In a way, I share this story as well. I lost my job with Visteon in Bedford Indiana on June 30. (The automotive industry employs hundreds of thousands of workers across the country — although Detroit certainly bears the brunt of it.) I’m young, and expect to have another job soon. My friends in Bedford aren’t all so lucky, particularly the ones with twenty of more years of experience.
It’s not just the fact that I was fired that makes me angry, though. I’m reasonable enough to accept that if I — or, in this case, an entire factory — am not not doing an adequate job, I can face termination. This is a sampling of what makes me angry:
- The closure of a plant that has always turned a profit. A plant with one of the best quality records.
- The excuse given for closure is that Visteon wanted to concentrate on its core businesses. (The ones which lose millions of dollars every year.) In order to devote resources to those, they needed to get rid of Bedford.
- Other factories within the Ford supplier chain, ones which lose up to a million dollars a day and create impressively frequent quality problems, are kept open.
- Ford demanding “cost saving” measures to reduce the cost of parts, which has ultimately resulted in a 200% increase in those parts now that they have to buy from somebody other than Visteon.
- The extreme waste involved in the plant closure — hundreds of thousands of dollars of equipment, spare parts, even office supplies just thrown or given away. Even the building was sold for a fraction of what it is worth — a fraction of what the land underneath it is worth.
Every aspect was of this closure told us this was happening not because we were bad at our jobs, but because Visteon had some other mysterious reason that made no logical sense. When somebody hits you over the head with a large stick and has no reason for it, it’s no surprise you’d be a little bit angry.
I was a manufacturing engineer.
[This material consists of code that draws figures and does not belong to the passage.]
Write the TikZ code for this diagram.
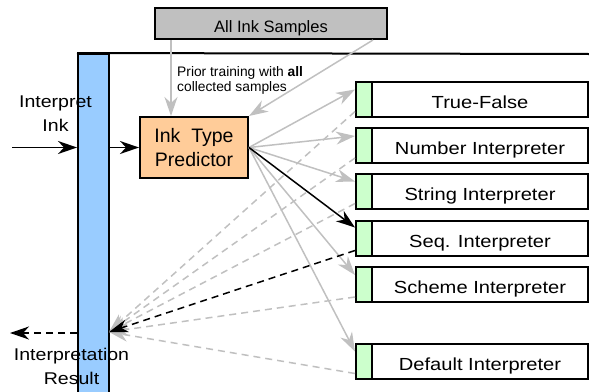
\documentclass[tikz,border=0pt]{standalone}
\usepackage{fontspec}
\setmainfont{Liberation Sans}
\newfontfamily\widefont[FakeStretch=1.15]{Liberation Sans}
\usetikzlibrary{arrows.meta,calc}
\definecolor{linegray}{HTML}{C0C0C0}
\definecolor{boxgray}{HTML}{C0C0C0}
\definecolor{barblue}{HTML}{99CCFF}
\definecolor{peach}{HTML}{FFCC99}
\definecolor{lgreen}{HTML}{CCFFCC}
\begin{document}
\begin{tikzpicture}[x=1pt,y=-1pt,
  frame/.style={draw=black, line width=2pt, inner sep=0pt},
  greenpart/.style={frame, fill=lgreen, minimum width=16pt, minimum height=35pt},
  whitepart/.style={frame, fill=white, minimum width=216pt, minimum height=35pt},
  tip/.style={-{Stealth[length=19pt,width=13pt,inset=6pt]}},
  fwd/.style={tip, draw=linegray, line width=1.5pt},
  back/.style={tip, draw=linegray, line width=1.5pt, dash pattern=on 7pt off 5pt},
  label/.style={inner sep=0pt, anchor=base},
  interp/.style={label, font=\widefont\fontsize{17.5}{20}\selectfont},
  side/.style={label, font=\widefont\fontsize{17}{20}\selectfont}
]
\useasboundingbox (0,0) rectangle (589,391);

% blue bar and top frame line
\node[frame, fill=barblue, minimum width=31pt, minimum height=346pt] (bar) at (93.5,227) {};
\coordinate (topR) at (589,54);
\draw[line width=2pt] (bar.north west) -- (topR);

% samples box
\node[frame, fill=boxgray, minimum width=232pt, minimum height=31pt] (samples) at (271,23.5) {};
\node[label, font=\fontsize{16.5}{20}\selectfont] (samplestxt) at (271,32.3) {All Ink Samples};

% predictor
\node[frame, fill=peach, minimum width=108pt, minimum height=61pt] (pred) at (194,147.5) {};
\node[label, font=\fontsize{19.5}{22}\selectfont] (predA) at (194,142) {Ink\ \ Type};
\node[label, font=\fontsize{19.5}{22}\selectfont] (predB) at (194,166) {Predictor};

% prior training text
\node[label, anchor=base west, font=\fontsize{13.8}{16}\selectfont] (priorA) at (177,76.3) {Prior training with \textbf{all}};
\node[label, anchor=base west, font=\fontsize{13.8}{16}\selectfont] (priorB) at (177,91.3) {collected samples};

% interpreters
\foreach \i/\c/\t in {1/99/True-False, 2/145.5/Number Interpreter, 3/191/String Interpreter,
                      4/238/Seq. Interpreter, 5/284.5/Scheme Interpreter, 6/361/Default Interpreter}{
  \node[greenpart] (g\i) at (364,\c) {};
  \node[whitepart] (w\i) at (480,\c) {};
  \node[interp] (t\i) at (480,\c+9) {\t};
}

% return point on the bar
\coordinate (ret) at (109,332);

% dashed returns
\foreach \i in {1,2,3,5,6}{
  \draw[back] ($(g\i.south west)+(0,-6)$) -- (ret);
}
% forward gray
\foreach \i in {1,2,3,5,6}{
  \draw[fwd] (pred.east) -- ($(g\i.north west)+(0,9)$);
}
% seq interpreter in black
\draw[tip, line width=1.5pt, dash pattern=on 7pt off 5pt] ($(g4.south west)+(0,-6)$) -- (ret);
\draw[tip, line width=1.5pt] (pred.east) -- ($(g4.north west)+(0,8)$);

% samples to predictor
\draw[fwd] ($(samples.south west)+(17,0)$) -- ($(pred.north west)+(32,0)$);
\draw[fwd] ($(samples.south east)+(-15,0)$) -- (pred.north east);

% input and output
\coordinate (inS) at (12,147.5);
\coordinate (res) at (10,333);
\draw[tip, line width=1.5pt] (inS) -- (inS -| bar.west);
\draw[tip, line width=1.5pt] (pred.west -| bar.east) -- (pred.west);
\draw[tip, line width=1.5pt, dash pattern=on 7pt off 5pt] (res -| bar.west) -- (res);

% side labels
\node[side] (lblA) at (55.5,107.3) {Interpret};
\node[side] (lblB) at (55.5,131.7) {Ink};
\node[side] (lblC) at (71.5,360.7) {Interpretation};
\node[side] (lblD) at (71.5,384) {Result};
\end{tikzpicture}
\end{document}
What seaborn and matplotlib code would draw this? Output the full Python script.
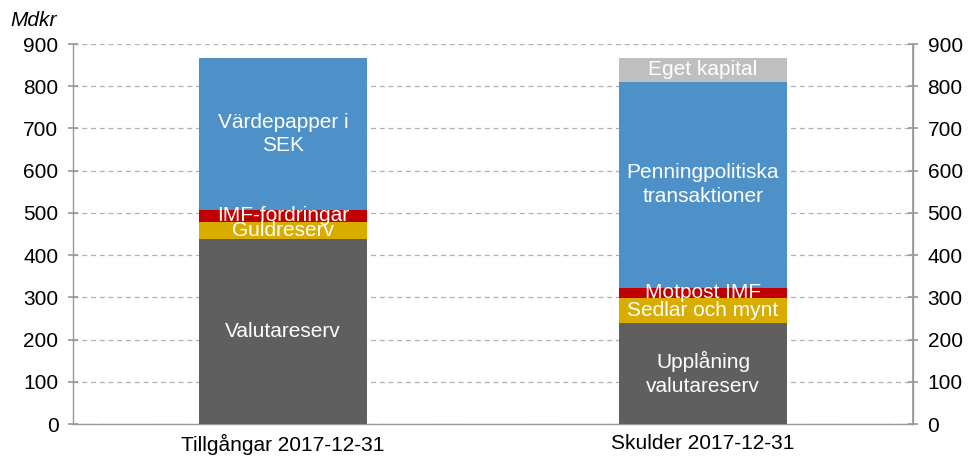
import matplotlib
matplotlib.use("Agg")
import matplotlib.pyplot as plt
import seaborn as sns
import numpy as np

categories = ["Tillgångar 2017-12-31", "Skulder 2017-12-31"]
# Layer values (bottom to top), Mdkr
layer1 = [437, 240]   # Valutareserv / Upplåning valutareserv
layer2 = [42, 58]     # Guldreserv / Sedlar och mynt
layer3 = [28, 25]     # IMF-fordringar / Motpost IMF
layer4 = [360, 488]   # Värdepapper i SEK / Penningpolitiska transaktioner
layer5 = [0, 56]      # - / Eget kapital
labels1 = ["Valutareserv", "Upplåning\nvalutareserv"]
labels2 = ["Guldreserv", "Sedlar och mynt"]
labels3 = ["IMF-fordringar", "Motpost IMF"]
labels4 = ["Värdepapper i\nSEK", "Penningpolitiska\ntransaktioner"]
labels5 = ["", "Eget kapital"]
yticks = [0, 100, 200, 300, 400, 500, 600, 700, 800, 900]

colors = ["#5f5f5f", "#d9ad00", "#c00000", "#4e91c8", "#bfbfbf"]
FS = 15

sns.set_theme(style="white")
plt.rcParams["font.family"] = ["Liberation Sans", "DejaVu Sans"]
plt.rcParams["text.color"] = "black"
plt.rcParams["xtick.color"] = "black"
plt.rcParams["ytick.color"] = "black"

fig = plt.figure(figsize=(9.73, 4.58), dpi=100)
ax = fig.add_axes([73/973, 1 - 424/458, 840/973, 380/458])

layers = [layer1, layer2, layer3, layer4, layer5]
labels = [labels1, labels2, labels3, labels4, labels5]
bottom = np.zeros(len(categories))
for vals, col, labs in zip(layers, colors, labels):
    vals = np.array(vals, dtype=float)
    sns.barplot(x=categories, y=vals, bottom=bottom, color=col, width=0.4,
                saturation=1, ax=ax, zorder=3, linewidth=0)
    for i, (v, lab) in enumerate(zip(vals, labs)):
        if v > 0 and lab:
            ax.text(i, bottom[i] + v / 2, lab, ha="center", va="center",
                    color="white", fontsize=FS, zorder=4, linespacing=1.3)
    bottom = bottom + vals

ax.set_xlim(-0.5, 1.5)
ax.set_ylim(0, 900)
ax.set_yticks(yticks)
ax.set_yticklabels([str(t) for t in yticks], fontsize=FS)
ax.yaxis.grid(True, linestyle=(0, (4, 3)), color="#b0b0b0", linewidth=0.9, zorder=0)
ax.xaxis.grid(False)
ax.set_xticks([0, 1])
ax.set_xticklabels(categories, fontsize=FS)
ax.set_xticks([-0.5, 0.5, 1.5], minor=True)
ax.tick_params(axis="x", which="major", length=0, pad=7, labelcolor="black")
ax.tick_params(axis="x", which="minor", length=4, color="#999999", direction="out")
ax.tick_params(axis="y", length=7, color="#999999", direction="inout", pad=7, labelcolor="black")
ax.spines["top"].set_visible(False)
for s in ["left", "right", "bottom"]:
    ax.spines[s].set_color("#999999")
    ax.spines[s].set_linewidth(1)
ax.set_ylabel("")
ax.set_xlabel("")

ax2 = ax.twinx()
ax2.set_ylim(0, 900)
ax2.set_yticks(yticks)
ax2.set_yticklabels([str(t) for t in yticks], fontsize=FS)
ax2.tick_params(axis="y", length=7, color="#999999", direction="inout", pad=7, labelcolor="black")
ax2.grid(False)
for s in ["top", "left", "bottom"]:
    ax2.spines[s].set_visible(False)
ax2.spines["right"].set_color("#999999")

fig.text(10/973, 1 - 20/458, "Mdkr", fontsize=FS, style="italic", ha="left", va="center",
         color="black")

fig.savefig("out.png", dpi=100)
Not only was I responsible for working with the factory workers to keep us building good quality parts, I also worked with Ford on design changes — the ones they wanted to improve their vehicles, the ones we wanted to improve our production processes (or quality). The part which involved Bedford’s workers was great… we brainstormed, worked together, certainly argued a bit, but came up with solutions. And then was the hard part: getting Ford to agree to what we wanted to change.
Let’s imagine that you run a factory. A large corporation, even. I would hope that you would want small changes (oh, let’s say, the color of a hose elbow, which simplifies manufacturability) to go through quickly, with very little fuss, so everybody could concentrate on bigger problems which really mattered. I learned one thing in the three years as a Visteon engineer: Ford didn’t want to make changes, and Visteon wasn’t much better. Half a year was a speedy change. This isn’t something that can be blamed on politicians or corporate executives, it is due to middle management and their staff being unwilling to commit themselves to changes. Endless meetings seeking somebody else to take the blame are not a productive use of time and money.
Don’t even get me started on the financial waste and quality problems. Bad quality is a financial waste on its own, of course — if you make a bad part, you’ve wasted money and time (which is also money). Did you know Ford assembly plants aren’t required — or capable — of meeting the quality standards to which their suppliers are required to adhere? And as the automaker pressures its suppliers to cut costs, the suppliers’ quality decreases, leading to endemic car problems, expensive recalls… The system is broken.
The executive staff is far from blameless, of course. Somebody needs to take the quarterly loss of $100 million and spin it as a success. (HA HA HA. Those press releases are always a good read. “The loss is $10 million less than expected and is therefore an excellent contribution to our three-year plan…”) They also are the ones to wibble about with idiot excuses for closing a plant that always made a profit and always made good-quality parts. (Insider hint: if you think your Ford will need a fuel pump or washer reservoir replaced anytime soon, BUY IT NOW before the Bedford parts are out of the supply chain.)
I fervently believe in American manufacturing — selfishly because it provides me with employment, and idealistically because it is good for the American economy (which, I guess, is also selfish since I live here). But should I “buy American”? The “American” car nowadays is only assembled in the US. Many, if not most, of its components are not American in origin; the percentage of international parts is increasing as time passes. So while I pay a part of the salary of some American workers if I buy a Ford, I’m also paying a tiny part of the much smaller salaries of people around the world. (As a side note: if I buy a Honda, for example, I am also paying both American and international workers, in about the same proportion. Lots of “foreign” cars are assembled in our country now, it’s just the ownership that’s international.) By buying “American” cars, I’m saying, “Hey, American automaker, what you’re doing is totally OK!”
I don’t have an answer. Letting the auto industry collapse under the weight of idiocy and incompetence — hell, even just one of the Big Three — would crush the livelihood of hundreds of thousands of American employees: unthinkable. Bailing them out to support a system crippled by its own incompetence: unthinkable. So they continue to create their own big messes, hoping that some miracle will occur and fix everything for them. I hate that.